Andy Hendricks: I think what will happen is you’ll see an increase in the rig count. I think the operators are seeing companies like ourselves, improve efficiencies over the last couple of years and you know what they were planning in terms of inventory, we’re catching up on that. And so I think like I mentioned earlier, you’ll see a few that may add rigs. And part of that is because we’re drilling longer laterals. And so we’re on the locations a little bit longer with the rigs than we weren’t in the past as well. And so when you add up multiple wells on a pad at longer laterals than what we’ve drilled in the past that into completion, it’s bumping up against.
Operator: Your next question is from the line of Saurabh Pant with Bank of America.
Saurabh Pant: Hi, good morning, Andy, maybe I’ll just ask one on the fleet side first or last quarter. And if I remember correctly, you teased us a little bit about the some technologies you are developing in-house. Can you give us a little update on that? What are you doing? If you can talk to that and what should we expect over the next couple of years from in-house development standpoint.

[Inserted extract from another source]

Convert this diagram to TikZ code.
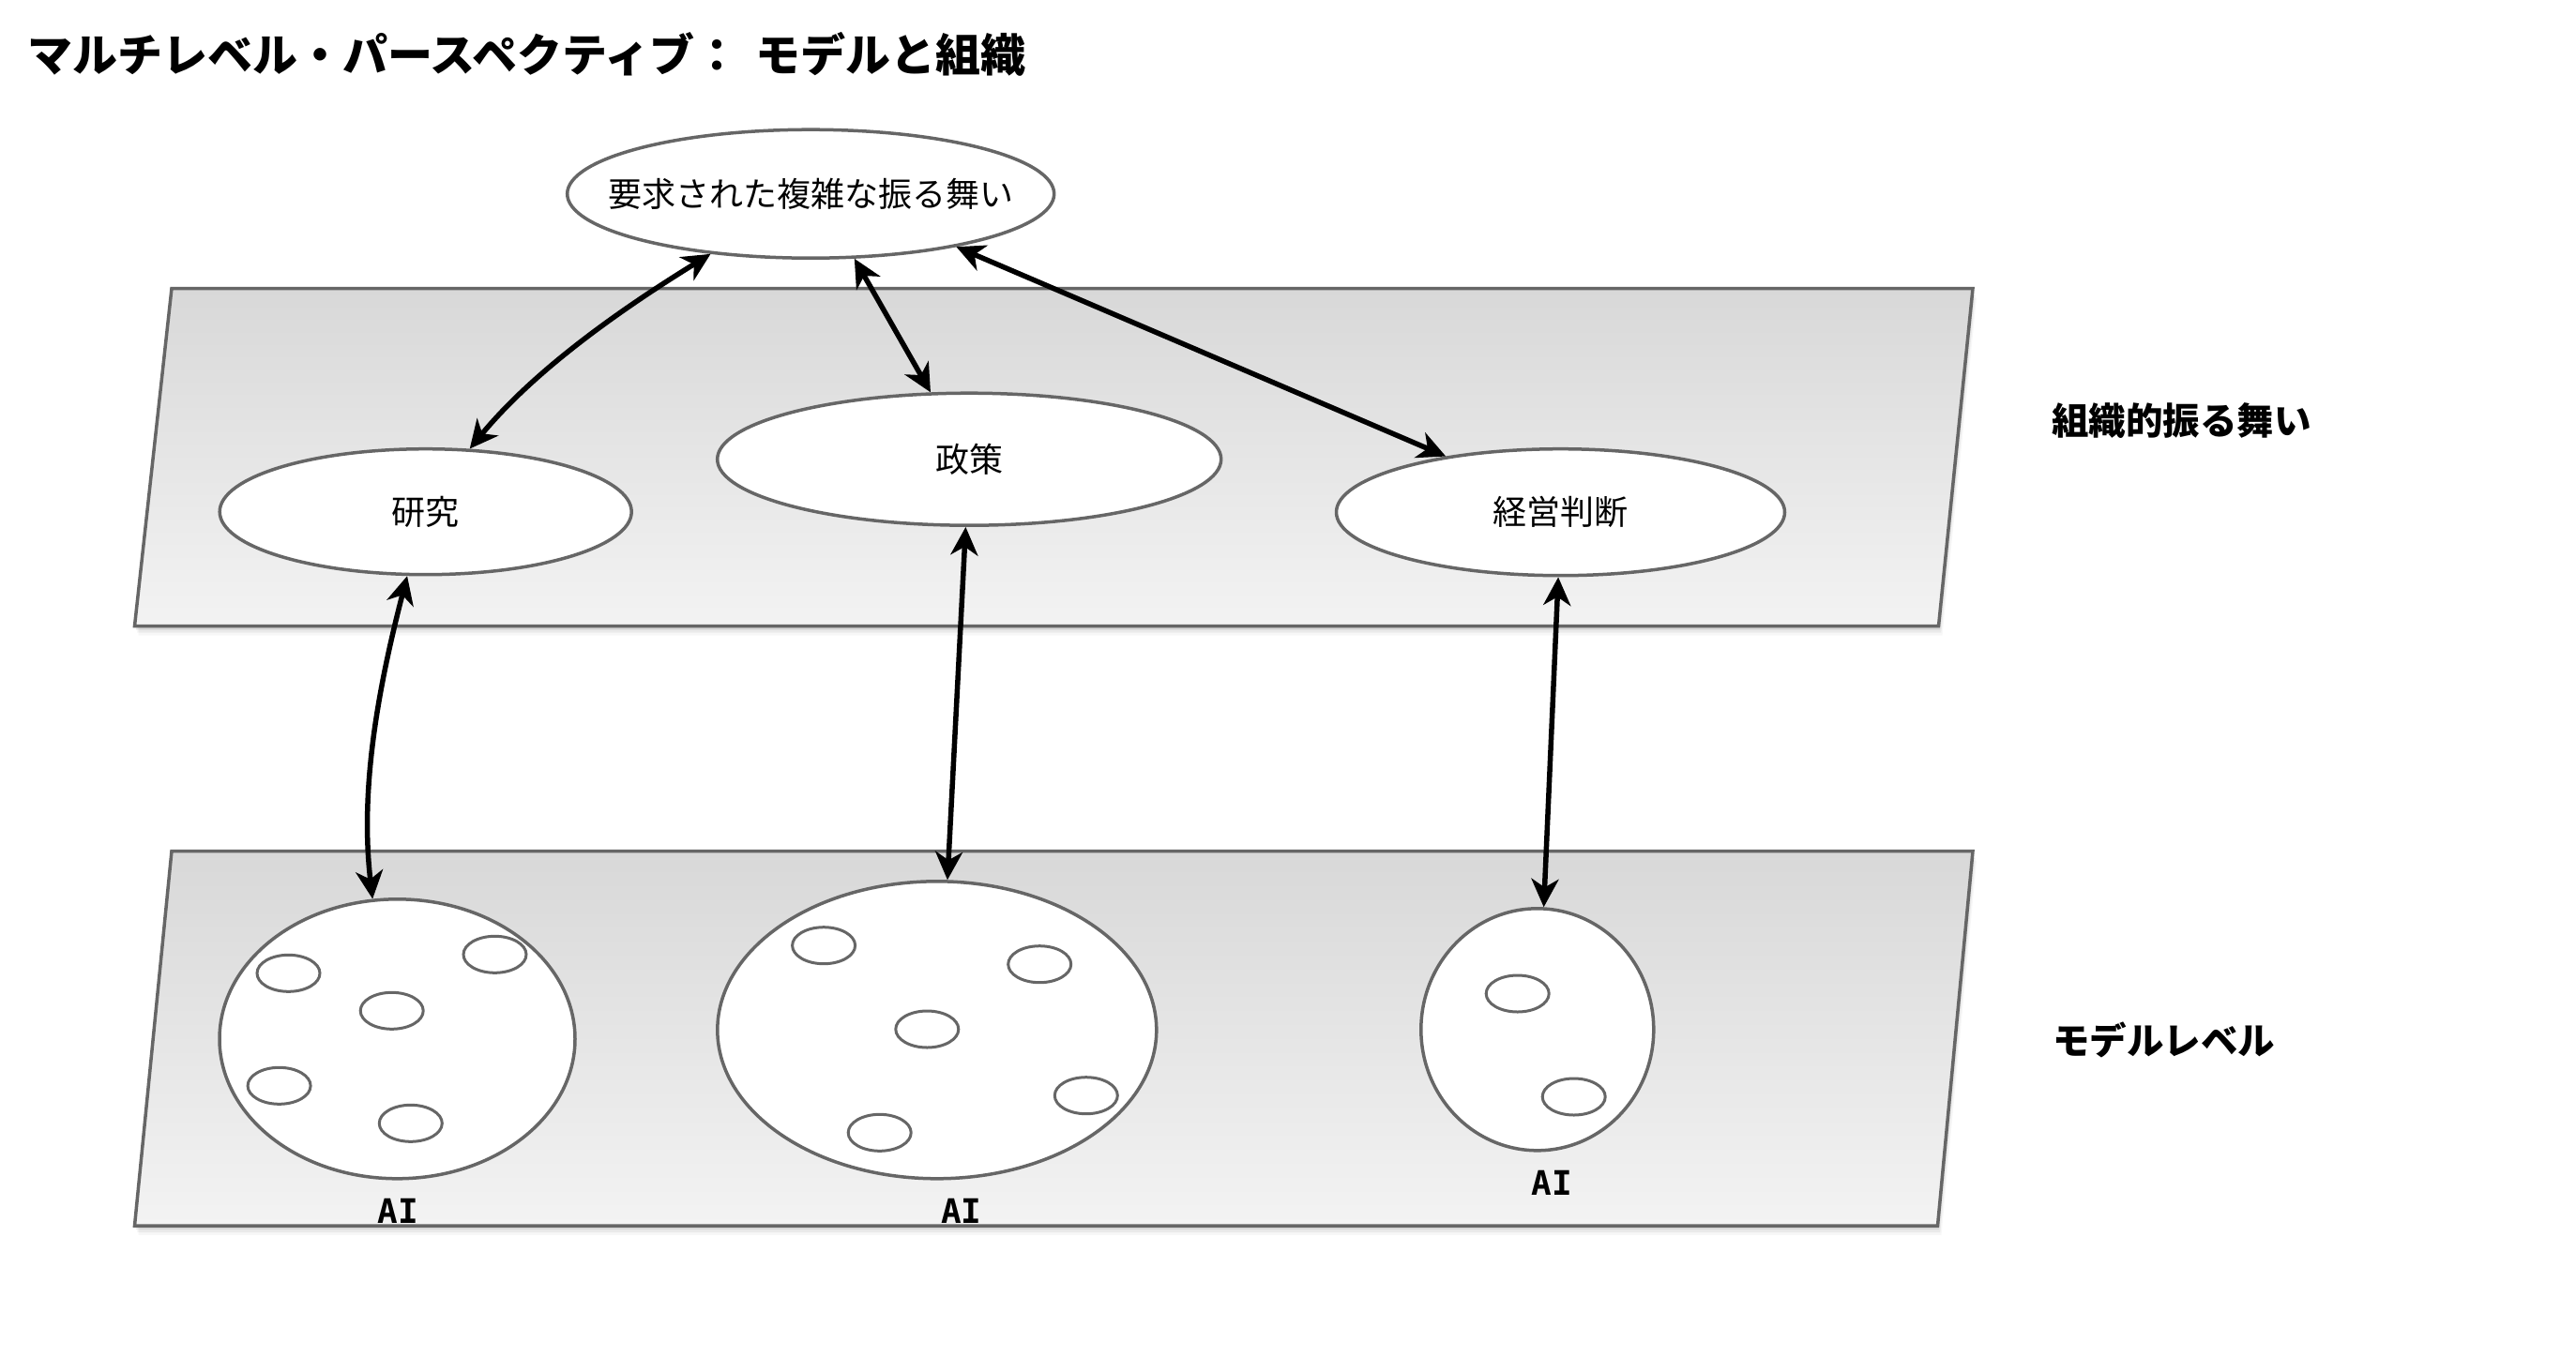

Andy Hendricks: So, you know, post merger, I would say that’s still pretty new. The teams have been looking at it. You know, what do we think a fleet should look like going forward and in the future. And when I say the teams, I’m talking about the experience we have in our next year completions and the teams that have been operating the fleets that we’ve been running plus our teams within our current power Electrical Engineering division that have actually built some of the control systems and variable frequency drive houses for E. fleets in the past and do that for our drilling systems and have experienced here running thousands of AC induction motors and other systems. And then even on our drilling side, where we have we have manufactured assembled drilling rigs.